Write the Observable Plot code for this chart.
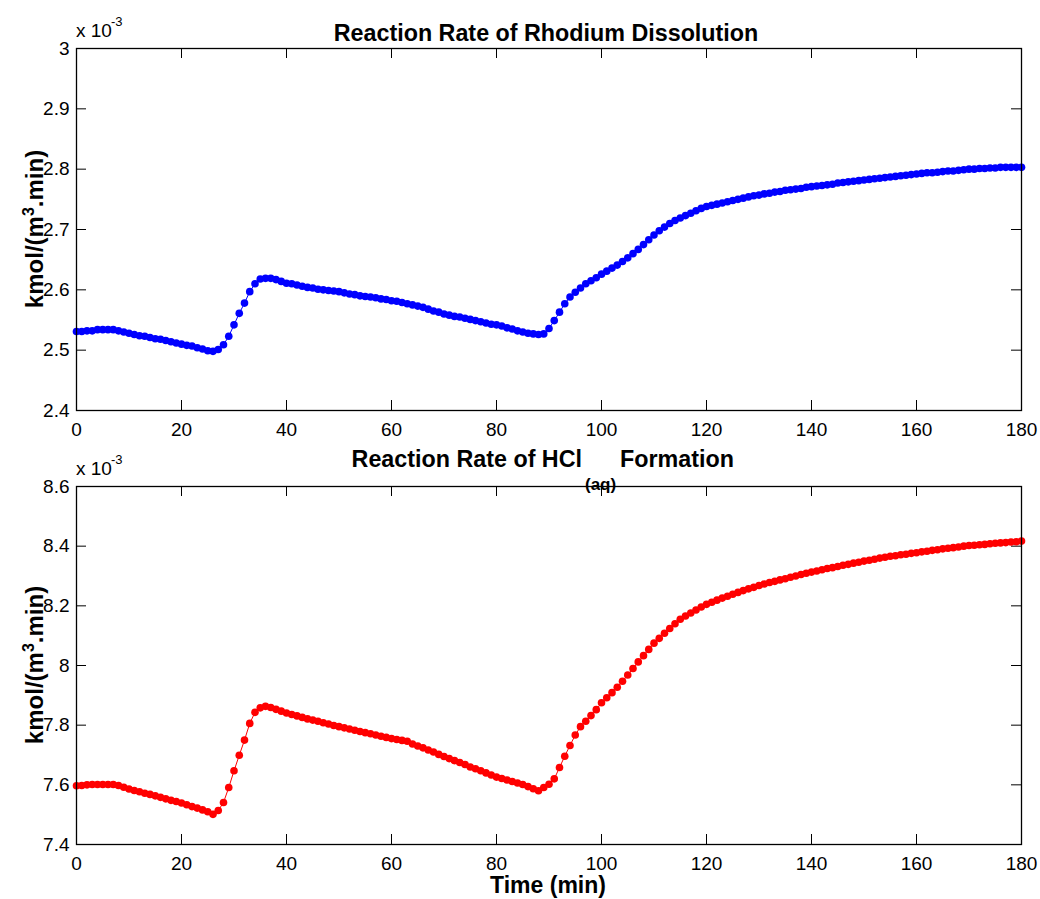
<!DOCTYPE html>
<html><head><meta charset="utf-8">
<script src="https://cdn.jsdelivr.net/npm/d3@7"></script>
<script src="https://cdn.jsdelivr.net/npm/@observablehq/plot@0.6"></script>
<style>body{margin:0;background:#fff} #chart svg{display:block}</style>
</head><body><div id="chart"></div>
<script>
// Time grid: one sample per minute, 0..180 min
const time = d3.range(0, 181);

const xTicks = [0, 20, 40, 60, 80, 100, 120, 140, 160, 180];
const rhTicks = [2.4, 2.5, 2.6, 2.7, 2.8, 2.9, 3];
const hclTicks = [7.4, 7.6, 7.8, 8, 8.2, 8.4, 8.6];

// Reaction rate of rhodium dissolution (x 10^-3 kmol/(m^3.min))
const rhodiumRate = [
2.531,2.531,2.532,2.532,2.534,2.534,2.534,2.534,2.532,2.530,
2.528,2.526,2.524,2.523,2.521,2.519,2.518,2.516,2.514,2.512,
2.510,2.508,2.507,2.504,2.502,2.499,2.498,2.501,2.509,2.523,
2.542,2.561,2.578,2.597,2.610,2.618,2.619,2.619,2.617,2.614,
2.611,2.610,2.608,2.606,2.604,2.603,2.601,2.600,2.599,2.598,
2.597,2.595,2.593,2.592,2.590,2.589,2.588,2.587,2.585,2.584,
2.582,2.581,2.579,2.577,2.575,2.573,2.571,2.568,2.565,2.563,
2.560,2.558,2.556,2.555,2.553,2.551,2.549,2.547,2.545,2.543,
2.542,2.540,2.537,2.535,2.532,2.530,2.528,2.527,2.526,2.527,
2.536,2.549,2.563,2.577,2.588,2.596,2.603,2.610,2.615,2.620,
2.626,2.631,2.636,2.641,2.647,2.653,2.660,2.667,2.675,2.683,
2.691,2.698,2.704,2.710,2.715,2.719,2.723,2.727,2.731,2.735,
2.738,2.740,2.742,2.744,2.746,2.748,2.750,2.752,2.754,2.756,
2.757,2.759,2.760,2.762,2.763,2.765,2.766,2.767,2.768,2.770,
2.771,2.772,2.773,2.774,2.775,2.777,2.778,2.779,2.780,2.781,
2.782,2.783,2.784,2.785,2.786,2.787,2.788,2.789,2.790,2.791,
2.792,2.793,2.794,2.794,2.795,2.796,2.797,2.797,2.798,2.799,
2.800,2.800,2.801,2.801,2.802,2.802,2.803,2.803,2.803,2.803,
2.803
];

// Reaction rate of HCl(aq) formation (x 10^-3 kmol/(m^3.min))
const hclRate = [
7.597,7.598,7.600,7.601,7.601,7.601,7.601,7.601,7.598,7.592,
7.586,7.581,7.577,7.572,7.568,7.563,7.558,7.553,7.548,7.544,
7.539,7.533,7.527,7.522,7.516,7.510,7.501,7.514,7.541,7.591,
7.647,7.699,7.750,7.806,7.843,7.858,7.863,7.859,7.853,7.847,
7.841,7.836,7.831,7.826,7.821,7.817,7.813,7.808,7.804,7.799,
7.795,7.791,7.787,7.783,7.779,7.775,7.771,7.767,7.763,7.759,
7.755,7.752,7.749,7.746,7.737,7.730,7.724,7.717,7.710,7.702,
7.695,7.688,7.681,7.675,7.668,7.660,7.654,7.647,7.640,7.633,
7.626,7.621,7.616,7.611,7.606,7.601,7.594,7.587,7.580,7.591,
7.602,7.620,7.658,7.696,7.732,7.767,7.795,7.813,7.832,7.852,
7.875,7.892,7.909,7.927,7.947,7.968,7.990,8.012,8.033,8.054,
8.075,8.091,8.108,8.124,8.140,8.155,8.166,8.176,8.186,8.196,
8.205,8.212,8.219,8.226,8.232,8.239,8.245,8.251,8.257,8.262,
8.268,8.273,8.278,8.282,8.287,8.291,8.296,8.300,8.305,8.309,
8.313,8.317,8.321,8.325,8.328,8.332,8.336,8.339,8.343,8.346,
8.350,8.353,8.356,8.360,8.363,8.366,8.368,8.371,8.373,8.376,
8.378,8.381,8.383,8.386,8.388,8.391,8.393,8.395,8.397,8.400,
8.402,8.403,8.405,8.406,8.408,8.410,8.411,8.412,8.414,8.415,
8.417
];

const FONT = "'Liberation Sans', Arial, Helvetica, sans-serif";
const W = 1040, ML = 76, MR = 19;

function panel({values, color, yDomain, yTicks, height, marginTop, marginBottom}) {
  const data = time.map((t, i) => ({t, v: values[i]}));
  const plotH = height - marginTop - marginBottom;
  const plotW = W - ML - MR;
  const tl = 10;
  return Plot.plot({
    width: W, height, marginTop, marginBottom, marginLeft: ML, marginRight: MR,
    style: {fontFamily: FONT, fontSize: "19px", color: "#000", background: "#fff", overflow: "visible"},
    x: {domain: [0, 180]},
    y: {domain: yDomain},
    marks: [
      Plot.axisX(xTicks, {tickSize: 0, tickPadding: 12, label: null, tickFormat: d => String(d)}),
      Plot.axisY(yTicks, {tickSize: 0, tickPadding: 7, label: null, tickFormat: d => String(d)}),
      Plot.tickX(xTicks, {x: d => d, insetTop: plotH - tl, stroke: "#000"}),
      Plot.tickX(xTicks, {x: d => d, insetBottom: plotH - tl, stroke: "#000"}),
      Plot.tickY(yTicks, {y: d => d, insetRight: plotW - tl, stroke: "#000"}),
      Plot.tickY(yTicks, {y: d => d, insetLeft: plotW - tl, stroke: "#000"}),
      Plot.line(data, {x: "t", y: "v", stroke: color, strokeWidth: 1}),
      Plot.dot(data, {x: "t", y: "v", r: 3.8, fill: color, stroke: "none"}),
      Plot.frame({stroke: "#000", strokeWidth: 1.3})
    ]
  });
}

function txt(svg, x, y, s, opts = {}) {
  return d3.select(svg).append("text")
    .attr("x", x).attr("y", y)
    .attr("text-anchor", opts.anchor || "middle")
    .attr("font-weight", opts.bold ? "bold" : "normal")
    .attr("font-size", opts.size || 19)
    .attr("fill", "#000").attr("font-family", FONT)
    .text(s);
}

function addYLabel(svg, cy) {
  const t = d3.select(svg).append("text")
    .attr("transform", `translate(43,${cy}) rotate(-90)`)
    .attr("text-anchor", "middle").attr("font-weight", "bold")
    .attr("font-size", 24).attr("fill", "#000").attr("font-family", FONT);
  t.append("tspan").text("kmol/(m");
  t.append("tspan").attr("font-size", 16).attr("dy", -9).text("3");
  t.append("tspan").attr("font-size", 24).attr("dy", 9).text(".min)");
}
function addExponent(svg, y) {
  txt(svg, 76, y, "x 10", {anchor: "start", size: 19});
  txt(svg, 111, y - 11, "-3", {anchor: "start", size: 13});
}

const chart = document.getElementById("chart");

// Top panel
const h1 = 450, mt1 = 48, mb1 = 40;
const svg1 = panel({values: rhodiumRate, color: "#0000ff", yDomain: [2.4, 3], yTicks: rhTicks,
  height: h1, marginTop: mt1, marginBottom: mb1});
txt(svg1, 546, 41, "Reaction Rate of Rhodium Dissolution", {bold: true, size: 23.3});
addExponent(svg1, 37);
addYLabel(svg1, (mt1 + h1 - mb1) / 2);
chart.appendChild(svg1);

// Bottom panel
const h2 = 449, mt2 = 36, mb2 = 55;
const svg2 = panel({values: hclRate, color: "#ff0000", yDomain: [7.4, 8.6], yTicks: hclTicks,
  height: h2, marginTop: mt2, marginBottom: mb2});
txt(svg2, 582, 17, "Reaction Rate of HCl", {bold: true, size: 23.3, anchor: "end"});
txt(svg2, 585, 40, "(aq)", {bold: true, size: 17, anchor: "start"});
txt(svg2, 620, 17, "Formation", {bold: true, size: 23.3, anchor: "start"});
addExponent(svg2, 25);
addYLabel(svg2, (mt2 + h2 - mb2) / 2);
txt(svg2, 548, 443, "Time (min)", {bold: true, size: 23});
chart.appendChild(svg2);
</script>
</body></html>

Exercise brief:
Copy nothing but the lines from the first one in the listing through the line with "const hclTicks = [7.4, 7.6, 7.8, 8, 8.2, 8.4, 8.6];", and omit the pictures.

Complete output:
Write the Observable Plot code for this chart.
<!DOCTYPE html>
<html><head><meta charset="utf-8">
<script src="https://cdn.jsdelivr.net/npm/d3@7"></script>
<script src="https://cdn.jsdelivr.net/npm/@observablehq/plot@0.6"></script>
<style>body{margin:0;background:#fff} #chart svg{display:block}</style>
</head><body><div id="chart"></div>
<script>
// Time grid: one sample per minute, 0..180 min
const time = d3.range(0, 181);

const xTicks = [0, 20, 40, 60, 80, 100, 120, 140, 160, 180];
const rhTicks = [2.4, 2.5, 2.6, 2.7, 2.8, 2.9, 3];
const hclTicks = [7.4, 7.6, 7.8, 8, 8.2, 8.4, 8.6];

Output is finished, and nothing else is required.